At the time, I was doing freelance work for Williford, Winstead, James, a small ad agency in Raleigh. WWJ had a niche focus: convenience stores, or c-stores in the parlance of the trade. If a company wanted to get its products into c-stores, WWJ had the expertise to do it.

Carter-Wallace, Inc., the maker of Trojan® brand condoms, wanted to make a splash in c-stores nationwide, and they engaged WWJ to create advertising and sales-support materials promoting the profit potential the leading condom brand offered, plus the small-footprint, countertop merchandiser unit they had designed to tempt the titillated, impulse buyer.

An advertising career can be full of painful disappointments, e.g., this brilliant but doomed print-ad concept for the condom merchandiser unit.

Kristie Freeman, WWJ’s art director, and I developed a sales brochure—“Trojan condoms have come out from under the counter” its cover proclaimed—and a small take-one brochure for a side pocket on the merchadiser. After answering the pressing question of why to choose the Trojan brand, the copy went into “Instructions for condom use. (Reading level: third-grade, stupid about sex.) Step 10—Carter-Wallace wanted to be thorough—read as follows: Remember—never reuse a condom. I won’t even begin to guess at the number of unwanted pregnancies that admonition saved.

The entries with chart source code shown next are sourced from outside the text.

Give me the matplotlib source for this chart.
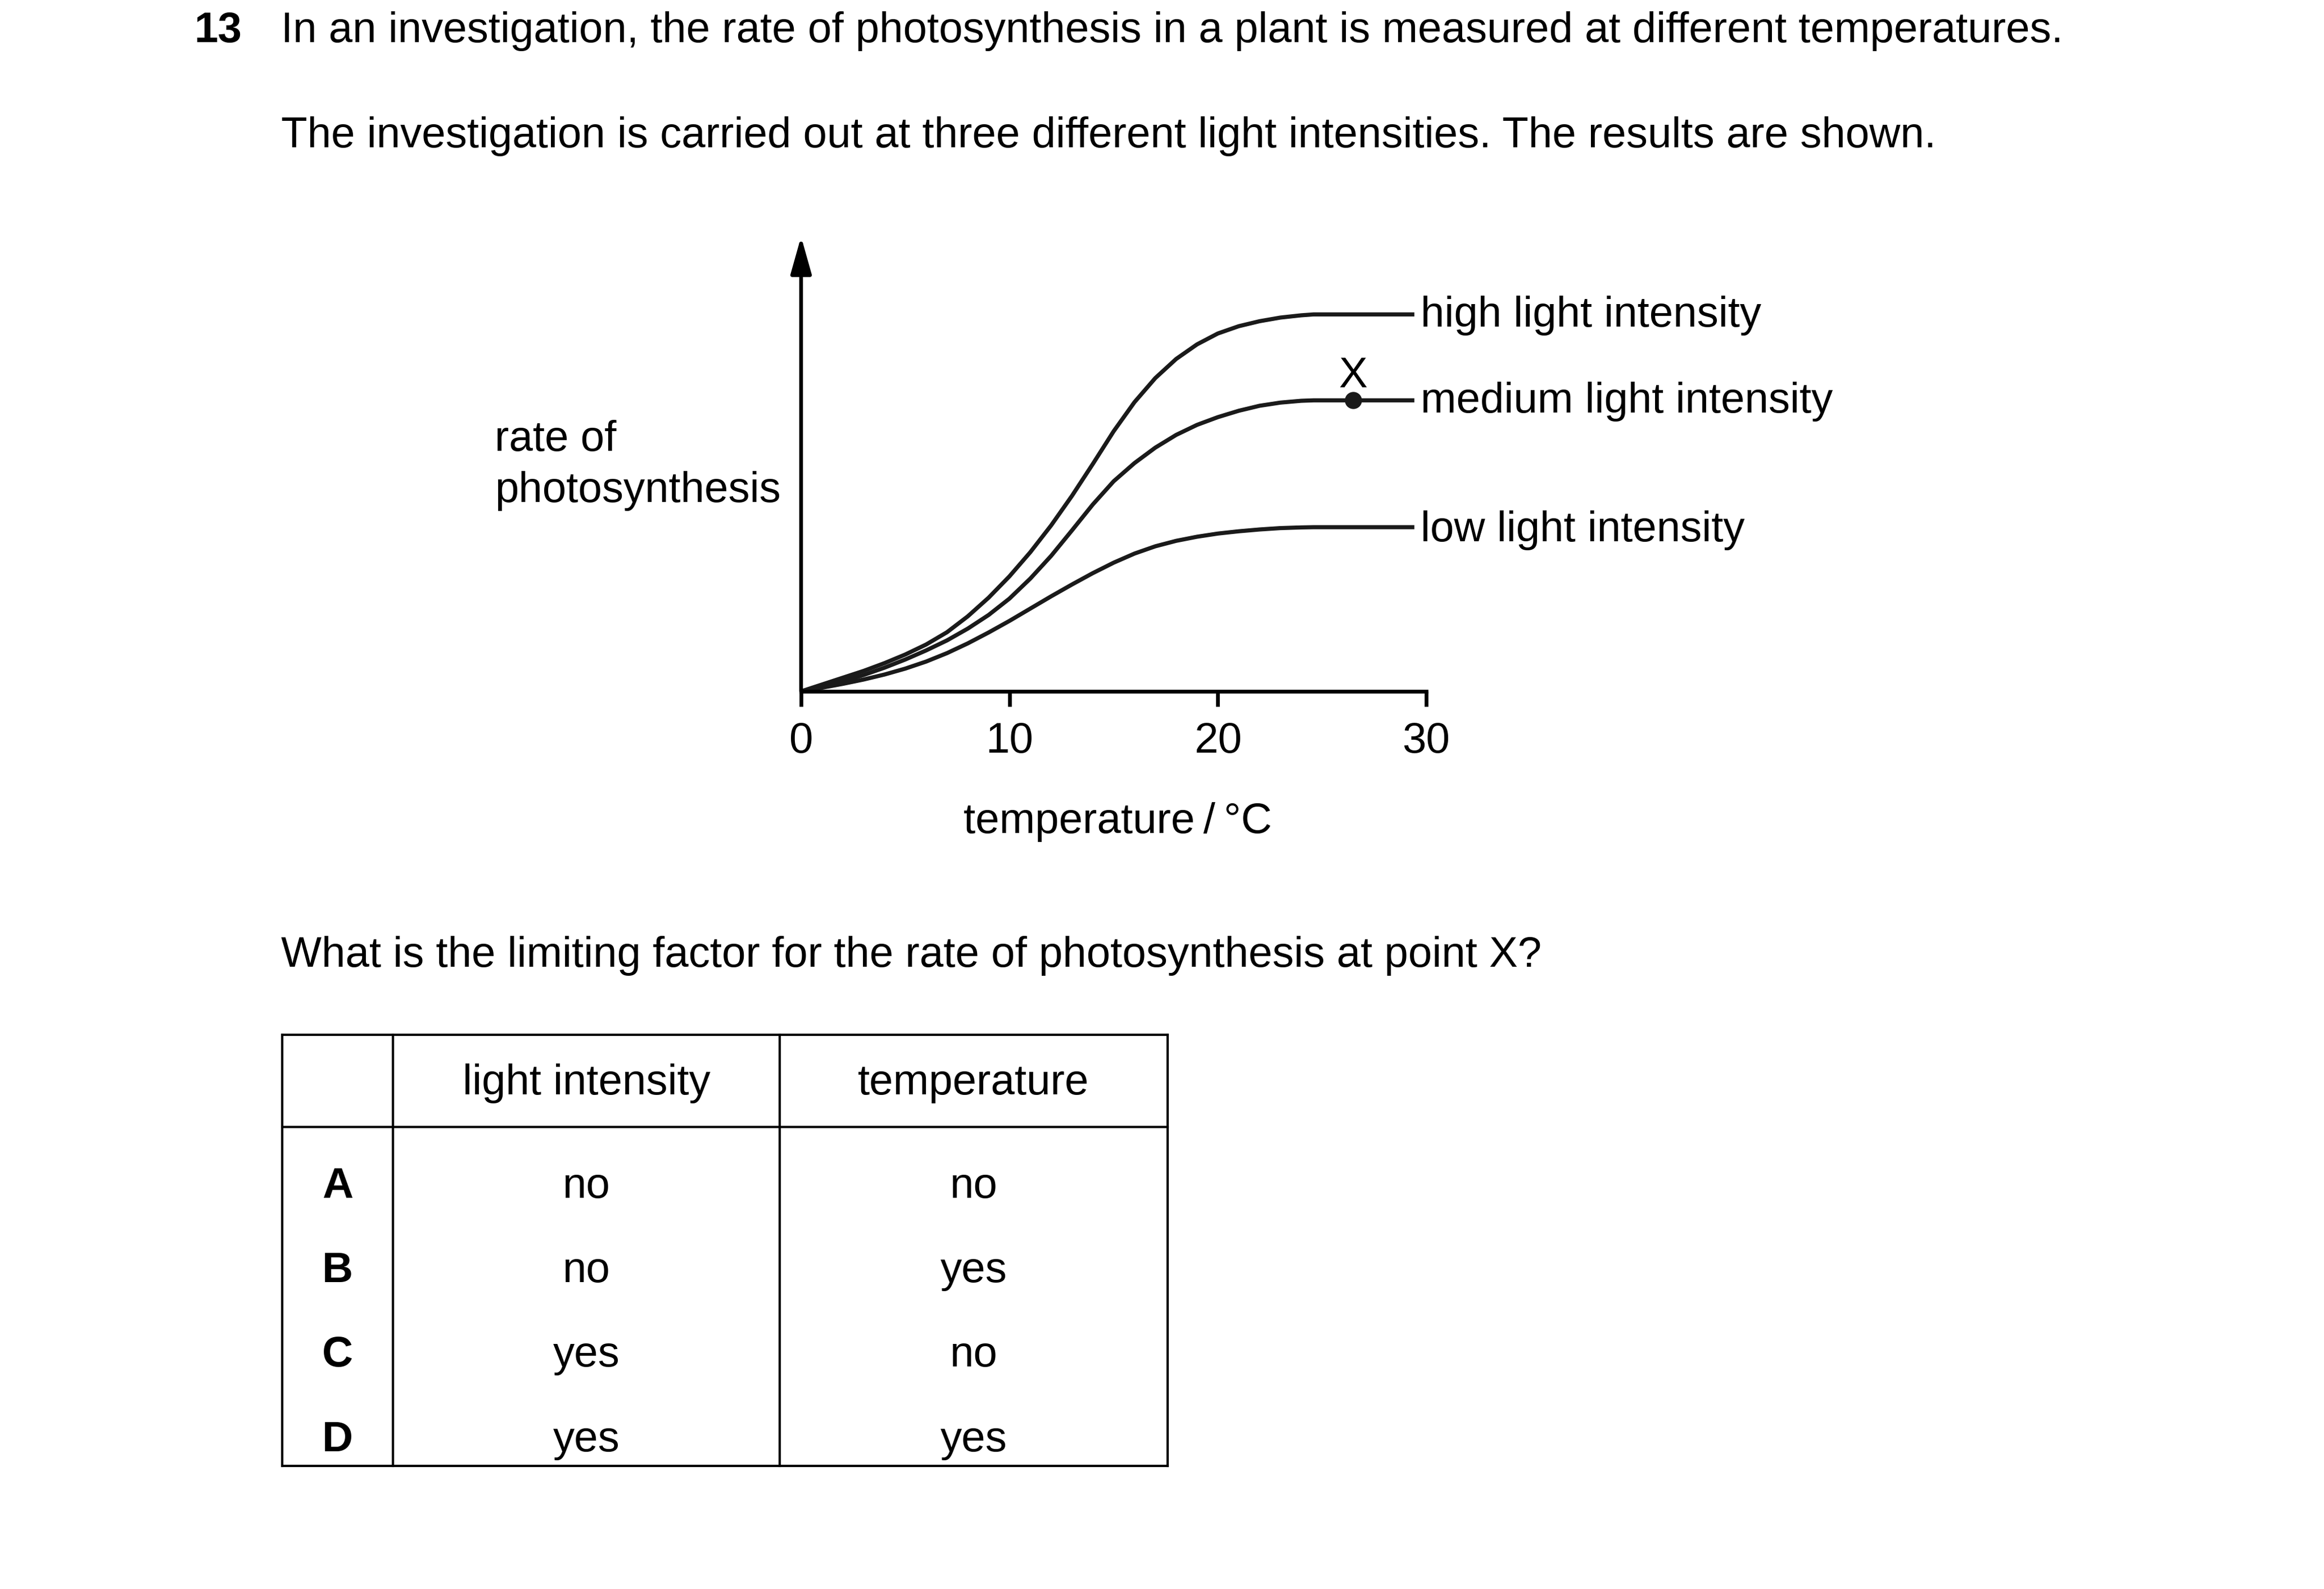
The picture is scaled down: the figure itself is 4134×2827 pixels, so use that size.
import matplotlib
matplotlib.use("Agg")
import matplotlib.pyplot as plt

plt.rcParams['font.family'] = ['Liberation Sans', 'DejaVu Sans']

# temperature / rate readings for the three curves
temps = [0, 1, 2, 3, 4, 5, 6, 7, 8, 9, 10, 11, 12, 13, 14, 15, 16, 17, 18,
         19, 20, 21, 22, 23, 24, 24.6, 29.43]
rate_high = [0, 0.15, 0.30, 0.45, 0.62, 0.81, 1.03, 1.30, 1.65, 2.06, 2.53,
             3.06, 3.65, 4.30, 5.00, 5.72, 6.36, 6.89, 7.31, 7.63, 7.87,
             8.03, 8.14, 8.22, 8.27, 8.29, 8.29]
rate_medium = [0, 0.10, 0.22, 0.36, 0.52, 0.70, 0.90, 1.12, 1.38, 1.68, 2.04,
               2.48, 2.98, 3.54, 4.11, 4.62, 5.02, 5.36, 5.64, 5.86, 6.03,
               6.17, 6.28, 6.35, 6.39, 6.40, 6.40]
rate_low = [0, 0.08, 0.165, 0.26, 0.37, 0.50, 0.655, 0.84, 1.055, 1.295, 1.55,
            1.82, 2.09, 2.35, 2.60, 2.83, 3.03, 3.19, 3.31, 3.40, 3.47,
            3.52, 3.56, 3.59, 3.605, 3.61, 3.61]
point_x = (26.5, 6.40)
xticks = [0, 10, 20, 30]
curve_labels = ['high light intensity', 'medium light intensity', 'low light intensity']

# answer table
options = ['A', 'B', 'C', 'D']
col_heads = ['light intensity', 'temperature']
light_col = ['no', 'no', 'yes', 'yes']
temp_col = ['no', 'yes', 'no', 'yes']

W, H = 4134, 2828
dpi = 300
FS = 18.3
LW = 1.75
AXLW = 1.6

fig = plt.figure(figsize=(W / dpi, H / dpi), dpi=dpi)

# page layer in pixel coordinates
page = fig.add_axes([0, 0, 1, 1])
page.set_xlim(0, W)
page.set_ylim(H, 0)
page.axis('off')

page.text(345, 75, '13', fontsize=FS, fontweight='bold', va='baseline')
page.text(500, 75, 'In an investigation, the rate of photosynthesis in a plant is '
          'measured at different temperatures.', fontsize=FS, va='baseline')
page.text(500, 262, 'The investigation is carried out at three different light '
          'intensities. The results are shown.', fontsize=FS, va='baseline')

page.text(880, 802, 'rate of', fontsize=FS, va='baseline')
page.text(880, 893, 'photosynthesis', fontsize=FS, va='baseline')
page.text(1988, 1482, 'temperature\u2009/\u2009°C', fontsize=FS, ha='center', va='baseline')

for lab, yb in zip(curve_labels, [581, 734, 963]):
    page.text(2527, yb, lab, fontsize=FS, va='baseline')
page.text(2407, 689, 'X', fontsize=FS, ha='center', va='baseline')

page.text(500, 1720, 'What is the limiting factor for the rate of photosynthesis at point X?',
          fontsize=FS, va='baseline')

# table
tx = [502, 699, 1387, 2077]
ty = [1842, 2006, 2609]
for x in tx:
    page.plot([x, x], [ty[0], ty[-1]], color='k', lw=1.0, solid_capstyle='projecting')
for y in ty:
    page.plot([tx[0], tx[-1]], [y, y], color='k', lw=1.0, solid_capstyle='projecting')
col_c = [(tx[i] + tx[i + 1]) / 2 for i in range(3)]
for c, head in zip(col_c[1:], col_heads):
    page.text(c, 1947, head, fontsize=FS, ha='center', va='baseline')
row_base = [2131, 2281, 2431, 2582]
for yb, opt, a, b in zip(row_base, options, light_col, temp_col):
    page.text(col_c[0], yb, opt, fontsize=FS, fontweight='bold', ha='center', va='baseline')
    page.text(col_c[1], yb, a, fontsize=FS, ha='center', va='baseline')
    page.text(col_c[2], yb, b, fontsize=FS, ha='center', va='baseline')

# graph
ax = fig.add_axes([1425 / W, 1 - 1231 / H, (2537 - 1425) / W, (1231 - 422) / H])
ax.patch.set_visible(False)
ax.set_xlim(0, 30)
ax.set_ylim(0, 10)
for s in ['top', 'right', 'left']:
    ax.spines[s].set_visible(False)
ax.spines['bottom'].set_linewidth(AXLW)
ax.set_xticks(xticks)
ax.set_xticklabels([str(t) for t in xticks])
ax.set_yticks([])
ax.tick_params(axis='x', direction='out', length=6.5, width=AXLW, pad=6.3, labelsize=FS)

ax.annotate('', xy=(0, 10), xytext=(0, 0), annotation_clip=False,
            arrowprops=dict(arrowstyle='-|>,head_length=1.35,head_width=0.38',
                            mutation_scale=10, color='k', lw=AXLW,
                            shrinkA=0, shrinkB=0))

for r in [rate_high, rate_medium, rate_low]:
    ax.plot(temps, r, color='#1a1a1a', lw=LW, clip_on=False,
            solid_capstyle='butt', solid_joinstyle='round')
ax.plot(*point_x, 'o', color='#1a1a1a', markersize=6.3, clip_on=False)

fig.savefig('out.png', dpi=dpi)
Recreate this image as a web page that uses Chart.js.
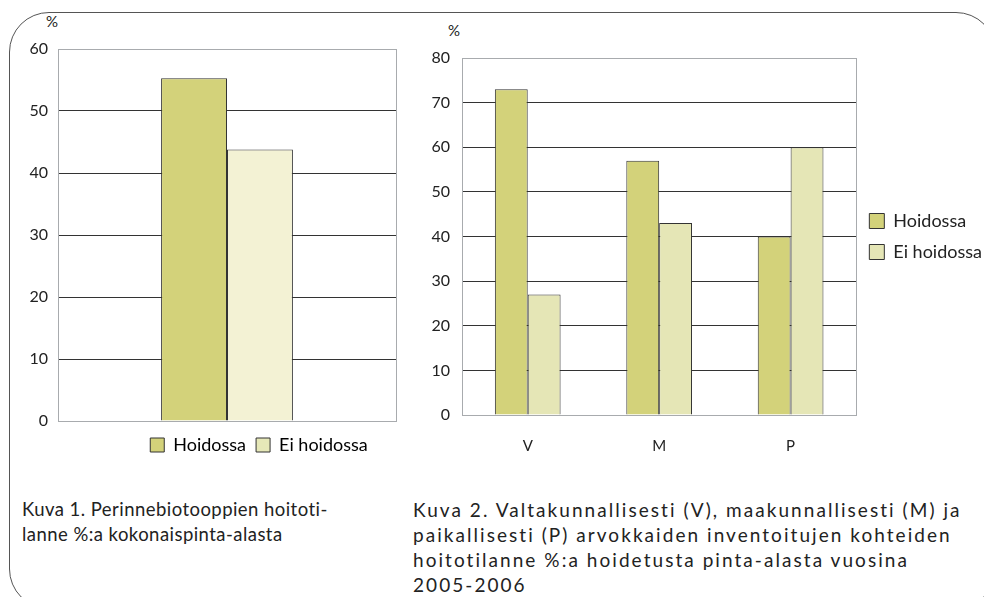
<!DOCTYPE html>
<html>
<head>
<meta charset="utf-8">
<script src="https://cdn.jsdelivr.net/npm/chart.js@4.4.1/dist/chart.umd.min.js"></script>
<style>
    body { margin: 0; background: #fff; font-family: Lato, "Open Sans", sans-serif; color: #222; }
    #page { position: relative; width: 984px; height: 597px; overflow: hidden; }
    #frame { position: absolute; left: 9px; top: 12px; width: 985px; height: 595px; border: 1px solid #555; border-radius: 40px; }
    .wrap { position: absolute; }
    .pct { position: absolute; font-size: 15px; }
    .caption { position: absolute; font-size: 18.5px; line-height: 25px; color: #222; white-space: nowrap; }
</style>
</head>
<body>
<div id="page">
    <div id="frame"></div>
    <div class="pct" style="left:46px; top:12px;">%</div>
    <div class="pct" style="left:448px; top:21px;">%</div>
    <div class="wrap" style="left:0; top:0; width:518px; height:464px;"><canvas id="chart1"></canvas></div>
    <div class="wrap" id="wrap2" style="left:400px; top:0; width:600px; height:460px;"><canvas id="chart2"></canvas></div>
    <div class="caption" style="left:22px; top:497px; letter-spacing:0.45px;">Kuva 1. Perinnebiotooppien hoitoti-<br>lanne %:a kokonaispinta-alasta</div>
    <div class="caption" style="left:413px; top:497px; font-size:19px; letter-spacing:2.05px;">Kuva 2. Valtakunnallisesti (V), maakunnallisesti (M) ja<br>paikallisesti (P) arvokkaiden inventoitujen kohteiden<br>hoitotilanne %:a hoidetusta pinta-alasta vuosina<br>2005-2006</div>
</div>
<script>
// data
const seriesNames = ["Hoidossa", "Ei hoidossa"];
const total = [55.3, 43.8];
const regions = ["V", "M", "P"];
const hoidossa = [73, 57, 40];
const eiHoidossa = [27, 43, 60];

const olive = '#d3d27a';
const paleOne = '#f3f2d4';
const paleTwo = '#e5e6b6';
const fontFam = 'Lato, "Open Sans", sans-serif';
const legendSize = 18;

function gridColor(max)
{
    return function(ctx)
    {
        if(ctx.tick.value === 0 || ctx.tick.value === max) return '#a8abae';
        return '#333';
    }
}

function yAxis(max, width, pad)
{
    return {
        min: 0,
        max: max,
        ticks: { stepSize: 10, color: '#222', padding: pad, font: { family: fontFam, size: 16 } },
        grid: { color: gridColor(max), drawTicks: false, lineWidth: 1 },
        border: { display: true, color: '#a8abae' },
        afterFit: function(s) { s.width = width; }
    };
}

function rightSpacer(width)
{
    return {
        position: 'right',
        display: true,
        ticks: { display: false },
        grid: { display: false, drawTicks: false },
        border: { display: true, color: '#a8abae' },
        afterFit: function(s) { s.width = width; }
    };
}

// chart 1
new Chart(document.getElementById('chart1'), {
    type: 'bar',
    data: {
        labels: [""],
        datasets: [
            { label: seriesNames[0], data: [total[0]], backgroundColor: olive, borderColor: '#333', borderWidth: 1 },
            { label: seriesNames[1], data: [total[1]], backgroundColor: paleOne, borderColor: '#333', borderWidth: 1 }
        ]
    },
    options: {
        responsive: true,
        maintainAspectRatio: false,
        animation: false,
        layout: { padding: { top: 49 } },
        datasets: { bar: { categoryPercentage: 0.39, barPercentage: 1 } },
        scales: {
            x: {
                ticks: { display: false },
                grid: { display: false, drawTicks: false },
                border: { display: true, color: '#a8abae' },
                afterFit: function(s) { s.height = 5; }
            },
            y: yAxis(60, 58, 10),
            y2: rightSpacer(122)
        },
        plugins: {
            tooltip: { enabled: false },
            legend: {
                position: 'bottom',
                labels: {
                    boxWidth: 14, boxHeight: 14, padding: 10, color: '#222',
                    font: { family: fontFam, size: legendSize },
                    generateLabels: function(chart)
                    {
                        return chart.data.datasets.map(function(ds, i) {
                            return { text: ds.label, fillStyle: i === 0 ? olive : '#e6e8b8', strokeStyle: '#333', lineWidth: 1, datasetIndex: i };
                        });
                    }
                }
            }
        }
    }
});

// chart 2
const chart2 = new Chart(document.getElementById('chart2'), {
    type: 'bar',
    data: {
        labels: regions,
        datasets: [
            { label: seriesNames[0], data: hoidossa, backgroundColor: olive, borderColor: '#333', borderWidth: 1 },
            { label: seriesNames[1], data: eiHoidossa, backgroundColor: paleTwo, borderColor: '#333', borderWidth: 1 }
        ]
    },
    options: {
        responsive: true,
        maintainAspectRatio: false,
        animation: false,
        layout: { padding: { top: 58 } },
        datasets: { bar: { categoryPercentage: 0.5, barPercentage: 1 } },
        scales: {
            x: {
                ticks: { color: '#222', padding: 22, font: { family: fontFam, size: 15 } },
                grid: { display: false, drawTicks: false },
                border: { display: true, color: '#a8abae' },
                afterFit: function(s) { s.height = 45; }
            },
            y: yAxis(80, 62, 12),
            y2: rightSpacer(0)
        },
        plugins: {
            tooltip: { enabled: false },
            legend: {
                position: 'right',
                fullSize: false,
                maxWidth: 300,
                labels: {
                    boxWidth: 15, boxHeight: 15, padding: 13, color: '#222',
                    font: { family: fontFam, size: legendSize }
                }
            }
        }
    }
});

// plot should end at x=856, legend right after it
const plotRight = 856;
document.getElementById('wrap2').style.width = Math.round(plotRight - 400 + chart2.legend.width) + 'px';
chart2.resize();
</script>
</body>
</html>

I’m proud that I helped bring condoms out of the dark, making safe sex available to more. So proud that I believe a highway historical marker near our neighborhood entrance might be justified. Surprisingly, the Commonwealth of Virginia has not gotten back to me on my application. I’ve heard that some state offices are severely understaffed. Probably a waiting list for historical markers, too, I imagine. If so, I hope my offer to write (or at least collaborate) on the marker’s text moves me closer to the front of the queue.